OBJECTIVE
Copy the data exactly as it appears, and do not include any pictures.

DATASET CONTENT
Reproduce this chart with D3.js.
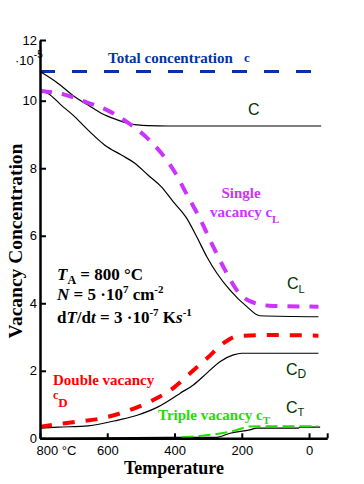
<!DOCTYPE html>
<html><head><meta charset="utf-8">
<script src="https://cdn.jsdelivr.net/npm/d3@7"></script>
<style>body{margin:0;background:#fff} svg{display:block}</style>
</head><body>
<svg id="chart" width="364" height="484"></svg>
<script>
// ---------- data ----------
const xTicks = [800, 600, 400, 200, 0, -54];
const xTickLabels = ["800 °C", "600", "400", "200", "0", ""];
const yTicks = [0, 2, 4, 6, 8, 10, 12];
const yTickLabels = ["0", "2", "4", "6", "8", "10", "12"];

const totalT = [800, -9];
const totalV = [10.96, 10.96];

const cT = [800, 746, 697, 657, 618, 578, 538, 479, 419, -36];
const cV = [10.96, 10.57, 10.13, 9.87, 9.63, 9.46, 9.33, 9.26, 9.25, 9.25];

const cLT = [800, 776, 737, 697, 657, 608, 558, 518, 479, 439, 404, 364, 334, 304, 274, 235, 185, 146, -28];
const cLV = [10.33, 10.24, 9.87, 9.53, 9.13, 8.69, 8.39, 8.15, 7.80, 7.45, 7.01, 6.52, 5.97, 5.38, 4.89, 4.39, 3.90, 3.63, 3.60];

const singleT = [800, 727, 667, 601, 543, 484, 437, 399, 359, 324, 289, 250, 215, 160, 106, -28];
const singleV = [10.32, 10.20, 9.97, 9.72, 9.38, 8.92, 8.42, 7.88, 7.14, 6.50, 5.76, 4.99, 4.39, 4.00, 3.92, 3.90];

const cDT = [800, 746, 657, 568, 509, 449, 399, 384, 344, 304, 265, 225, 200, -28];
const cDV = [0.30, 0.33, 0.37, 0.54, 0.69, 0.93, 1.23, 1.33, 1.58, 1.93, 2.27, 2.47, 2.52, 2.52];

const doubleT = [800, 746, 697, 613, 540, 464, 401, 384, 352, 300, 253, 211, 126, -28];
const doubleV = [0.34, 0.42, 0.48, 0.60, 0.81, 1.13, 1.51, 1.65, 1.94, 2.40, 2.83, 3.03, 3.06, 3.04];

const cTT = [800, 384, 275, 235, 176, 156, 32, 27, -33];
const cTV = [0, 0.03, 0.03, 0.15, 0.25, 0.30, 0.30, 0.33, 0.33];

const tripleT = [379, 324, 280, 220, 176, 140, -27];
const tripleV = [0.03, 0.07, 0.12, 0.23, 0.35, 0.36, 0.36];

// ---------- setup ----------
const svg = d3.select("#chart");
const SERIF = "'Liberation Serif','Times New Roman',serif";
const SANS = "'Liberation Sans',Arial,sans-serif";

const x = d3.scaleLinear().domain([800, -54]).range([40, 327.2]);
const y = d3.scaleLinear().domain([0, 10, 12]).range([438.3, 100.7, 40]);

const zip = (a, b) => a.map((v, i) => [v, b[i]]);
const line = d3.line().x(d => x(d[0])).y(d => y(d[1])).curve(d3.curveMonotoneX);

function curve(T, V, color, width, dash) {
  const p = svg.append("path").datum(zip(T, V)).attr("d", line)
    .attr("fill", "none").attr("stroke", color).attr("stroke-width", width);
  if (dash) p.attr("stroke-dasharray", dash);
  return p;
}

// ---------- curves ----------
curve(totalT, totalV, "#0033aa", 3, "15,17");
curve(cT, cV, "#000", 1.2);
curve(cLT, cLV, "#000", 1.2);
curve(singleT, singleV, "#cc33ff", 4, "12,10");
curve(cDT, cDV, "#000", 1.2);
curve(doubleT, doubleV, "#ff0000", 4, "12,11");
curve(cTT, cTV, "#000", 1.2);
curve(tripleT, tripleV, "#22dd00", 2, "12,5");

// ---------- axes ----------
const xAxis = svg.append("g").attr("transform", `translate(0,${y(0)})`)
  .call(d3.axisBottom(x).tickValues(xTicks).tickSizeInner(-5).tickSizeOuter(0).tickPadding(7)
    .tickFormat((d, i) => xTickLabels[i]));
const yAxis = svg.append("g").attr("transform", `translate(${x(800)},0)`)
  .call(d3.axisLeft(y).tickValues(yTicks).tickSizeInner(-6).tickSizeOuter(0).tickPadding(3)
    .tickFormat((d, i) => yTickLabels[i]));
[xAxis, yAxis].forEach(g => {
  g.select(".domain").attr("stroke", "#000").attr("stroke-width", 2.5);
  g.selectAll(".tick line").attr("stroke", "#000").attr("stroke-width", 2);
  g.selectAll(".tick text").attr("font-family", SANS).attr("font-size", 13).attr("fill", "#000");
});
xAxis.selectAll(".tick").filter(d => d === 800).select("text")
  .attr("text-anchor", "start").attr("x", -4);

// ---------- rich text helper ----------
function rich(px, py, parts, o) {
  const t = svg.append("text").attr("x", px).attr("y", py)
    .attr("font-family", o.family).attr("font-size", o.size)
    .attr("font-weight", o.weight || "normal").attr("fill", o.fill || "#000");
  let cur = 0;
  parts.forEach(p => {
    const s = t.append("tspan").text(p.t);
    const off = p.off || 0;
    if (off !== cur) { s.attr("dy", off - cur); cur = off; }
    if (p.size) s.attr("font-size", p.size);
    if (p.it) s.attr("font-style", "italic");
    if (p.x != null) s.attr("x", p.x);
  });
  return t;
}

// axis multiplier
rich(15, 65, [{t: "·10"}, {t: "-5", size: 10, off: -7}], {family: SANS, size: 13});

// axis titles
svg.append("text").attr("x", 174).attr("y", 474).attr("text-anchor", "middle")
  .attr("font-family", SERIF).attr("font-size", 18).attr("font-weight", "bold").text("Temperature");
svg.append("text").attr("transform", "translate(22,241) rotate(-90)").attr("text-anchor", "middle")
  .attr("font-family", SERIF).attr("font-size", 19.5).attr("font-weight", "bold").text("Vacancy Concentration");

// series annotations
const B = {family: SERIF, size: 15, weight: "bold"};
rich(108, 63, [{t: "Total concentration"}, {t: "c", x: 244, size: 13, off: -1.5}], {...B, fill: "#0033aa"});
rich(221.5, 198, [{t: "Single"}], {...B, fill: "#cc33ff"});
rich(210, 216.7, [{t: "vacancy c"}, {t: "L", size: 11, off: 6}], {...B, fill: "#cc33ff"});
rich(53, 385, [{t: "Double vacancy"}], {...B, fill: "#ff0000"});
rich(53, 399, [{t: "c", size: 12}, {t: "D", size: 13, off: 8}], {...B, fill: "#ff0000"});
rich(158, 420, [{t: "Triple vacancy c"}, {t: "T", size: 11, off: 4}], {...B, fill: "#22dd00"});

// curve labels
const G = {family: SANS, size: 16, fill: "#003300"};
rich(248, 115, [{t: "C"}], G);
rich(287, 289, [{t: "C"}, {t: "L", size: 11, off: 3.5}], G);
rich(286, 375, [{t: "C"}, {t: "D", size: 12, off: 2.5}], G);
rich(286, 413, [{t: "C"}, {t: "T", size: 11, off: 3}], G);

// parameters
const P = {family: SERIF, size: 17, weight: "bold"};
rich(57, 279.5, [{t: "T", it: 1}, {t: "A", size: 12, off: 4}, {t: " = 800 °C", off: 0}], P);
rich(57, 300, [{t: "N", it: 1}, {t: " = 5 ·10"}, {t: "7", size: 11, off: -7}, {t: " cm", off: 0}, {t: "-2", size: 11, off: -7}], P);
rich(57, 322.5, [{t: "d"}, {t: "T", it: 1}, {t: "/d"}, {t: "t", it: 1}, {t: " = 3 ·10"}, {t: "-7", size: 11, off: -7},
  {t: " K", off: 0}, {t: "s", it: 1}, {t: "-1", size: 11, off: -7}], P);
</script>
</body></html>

EXPECTED OUTPUT
Reproduce this chart with D3.js.
<!DOCTYPE html>
<html><head><meta charset="utf-8">
<script src="https://cdn.jsdelivr.net/npm/d3@7"></script>
<style>body{margin:0;background:#fff} svg{display:block}</style>
</head><body>
<svg id="chart" width="364" height="484"></svg>
<script>
// ---------- data ----------
const xTicks = [800, 600, 400, 200, 0, -54];
const xTickLabels = ["800 °C", "600", "400", "200", "0", ""];
const yTicks = [0, 2, 4, 6, 8, 10, 12];
const yTickLabels = ["0", "2", "4", "6", "8", "10", "12"];

const totalT = [800, -9];
const totalV = [10.96, 10.96];

const cT = [800, 746, 697, 657, 618, 578, 538, 479, 419, -36];
const cV = [10.96, 10.57, 10.13, 9.87, 9.63, 9.46, 9.33, 9.26, 9.25, 9.25];

const cLT = [800, 776, 737, 697, 657, 608, 558, 518, 479, 439, 404, 364, 334, 304, 274, 235, 185, 146, -28];
const cLV = [10.33, 10.24, 9.87, 9.53, 9.13, 8.69, 8.39, 8.15, 7.80, 7.45, 7.01, 6.52, 5.97, 5.38, 4.89, 4.39, 3.90, 3.63, 3.60];

const singleT = [800, 727, 667, 601, 543, 484, 437, 399, 359, 324, 289, 250, 215, 160, 106, -28];
const singleV = [10.32, 10.20, 9.97, 9.72, 9.38, 8.92, 8.42, 7.88, 7.14, 6.50, 5.76, 4.99, 4.39, 4.00, 3.92, 3.90];

const cDT = [800, 746, 657, 568, 509, 449, 399, 384, 344, 304, 265, 225, 200, -28];
const cDV = [0.30, 0.33, 0.37, 0.54, 0.69, 0.93, 1.23, 1.33, 1.58, 1.93, 2.27, 2.47, 2.52, 2.52];

const doubleT = [800, 746, 697, 613, 540, 464, 401, 384, 352, 300, 253, 211, 126, -28];
const doubleV = [0.34, 0.42, 0.48, 0.60, 0.81, 1.13, 1.51, 1.65, 1.94, 2.40, 2.83, 3.03, 3.06, 3.04];

const cTT = [800, 384, 275, 235, 176, 156, 32, 27, -33];
const cTV = [0, 0.03, 0.03, 0.15, 0.25, 0.30, 0.30, 0.33, 0.33];

const tripleT = [379, 324, 280, 220, 176, 140, -27];
const tripleV = [0.03, 0.07, 0.12, 0.23, 0.35, 0.36, 0.36];

// ---------- setup ----------
const svg = d3.select("#chart");
const SERIF = "'Liberation Serif','Times New Roman',serif";
const SANS = "'Liberation Sans',Arial,sans-serif";

const x = d3.scaleLinear().domain([800, -54]).range([40, 327.2]);
const y = d3.scaleLinear().domain([0, 10, 12]).range([438.3, 100.7, 40]);

const zip = (a, b) => a.map((v, i) => [v, b[i]]);
const line = d3.line().x(d => x(d[0])).y(d => y(d[1])).curve(d3.curveMonotoneX);

function curve(T, V, color, width, dash) {
  const p = svg.append("path").datum(zip(T, V)).attr("d", line)
    .attr("fill", "none").attr("stroke", color).attr("stroke-width", width);
  if (dash) p.attr("stroke-dasharray", dash);
  return p;
}

// ---------- curves ----------
curve(totalT, totalV, "#0033aa", 3, "15,17");
curve(cT, cV, "#000", 1.2);
curve(cLT, cLV, "#000", 1.2);
curve(singleT, singleV, "#cc33ff", 4, "12,10");
curve(cDT, cDV, "#000", 1.2);
curve(doubleT, doubleV, "#ff0000", 4, "12,11");
curve(cTT, cTV, "#000", 1.2);
curve(tripleT, tripleV, "#22dd00", 2, "12,5");

// ---------- axes ----------
const xAxis = svg.append("g").attr("transform", `translate(0,${y(0)})`)
  .call(d3.axisBottom(x).tickValues(xTicks).tickSizeInner(-5).tickSizeOuter(0).tickPadding(7)
    .tickFormat((d, i) => xTickLabels[i]));
const yAxis = svg.append("g").attr("transform", `translate(${x(800)},0)`)
  .call(d3.axisLeft(y).tickValues(yTicks).tickSizeInner(-6).tickSizeOuter(0).tickPadding(3)
    .tickFormat((d, i) => yTickLabels[i]));
[xAxis, yAxis].forEach(g => {
  g.select(".domain").attr("stroke", "#000").attr("stroke-width", 2.5);
  g.selectAll(".tick line").attr("stroke", "#000").attr("stroke-width", 2);
  g.selectAll(".tick text").attr("font-family", SANS).attr("font-size", 13).attr("fill", "#000");
});
xAxis.selectAll(".tick").filter(d => d === 800).select("text")
  .attr("text-anchor", "start").attr("x", -4);

// ---------- rich text helper ----------
function rich(px, py, parts, o) {
  const t = svg.append("text").attr("x", px).attr("y", py)
    .attr("font-family", o.family).attr("font-size", o.size)
    .attr("font-weight", o.weight || "normal").attr("fill", o.fill || "#000");
  let cur = 0;
  parts.forEach(p => {
    const s = t.append("tspan").text(p.t);
    const off = p.off || 0;
    if (off !== cur) { s.attr("dy", off - cur); cur = off; }
    if (p.size) s.attr("font-size", p.size);
    if (p.it) s.attr("font-style", "italic");
    if (p.x != null) s.attr("x", p.x);
  });
  return t;
}

// axis multiplier
rich(15, 65, [{t: "·10"}, {t: "-5", size: 10, off: -7}], {family: SANS, size: 13});

// axis titles
svg.append("text").attr("x", 174).attr("y", 474).attr("text-anchor", "middle")
  .attr("font-family", SERIF).attr("font-size", 18).attr("font-weight", "bold").text("Temperature");
svg.append("text").attr("transform", "translate(22,241) rotate(-90)").attr("text-anchor", "middle")
  .attr("font-family", SERIF).attr("font-size", 19.5).attr("font-weight", "bold").text("Vacancy Concentration");

// series annotations
const B = {family: SERIF, size: 15, weight: "bold"};
rich(108, 63, [{t: "Total concentration"}, {t: "c", x: 244, size: 13, off: -1.5}], {...B, fill: "#0033aa"});
rich(221.5, 198, [{t: "Single"}], {...B, fill: "#cc33ff"});
rich(210, 216.7, [{t: "vacancy c"}, {t: "L", size: 11, off: 6}], {...B, fill: "#cc33ff"});
rich(53, 385, [{t: "Double vacancy"}], {...B, fill: "#ff0000"});
rich(53, 399, [{t: "c", size: 12}, {t: "D", size: 13, off: 8}], {...B, fill: "#ff0000"});
rich(158, 420, [{t: "Triple vacancy c"}, {t: "T", size: 11, off: 4}], {...B, fill: "#22dd00"});

// curve labels
const G = {family: SANS, size: 16, fill: "#003300"};
rich(248, 115, [{t: "C"}], G);
rich(287, 289, [{t: "C"}, {t: "L", size: 11, off: 3.5}], G);
rich(286, 375, [{t: "C"}, {t: "D", size: 12, off: 2.5}], G);
rich(286, 413, [{t: "C"}, {t: "T", size: 11, off: 3}], G);

// parameters
const P = {family: SERIF, size: 17, weight: "bold"};
rich(57, 279.5, [{t: "T", it: 1}, {t: "A", size: 12, off: 4}, {t: " = 800 °C", off: 0}], P);
rich(57, 300, [{t: "N", it: 1}, {t: " = 5 ·10"}, {t: "7", size: 11, off: -7}, {t: " cm", off: 0}, {t: "-2", size: 11, off: -7}], P);
rich(57, 322.5, [{t: "d"}, {t: "T", it: 1}, {t: "/d"}, {t: "t", it: 1}, {t: " = 3 ·10"}, {t: "-7", size: 11, off: -7},
  {t: " K", off: 0}, {t: "s", it: 1}, {t: "-1", size: 11, off: -7}], P);
</script>
</body></html>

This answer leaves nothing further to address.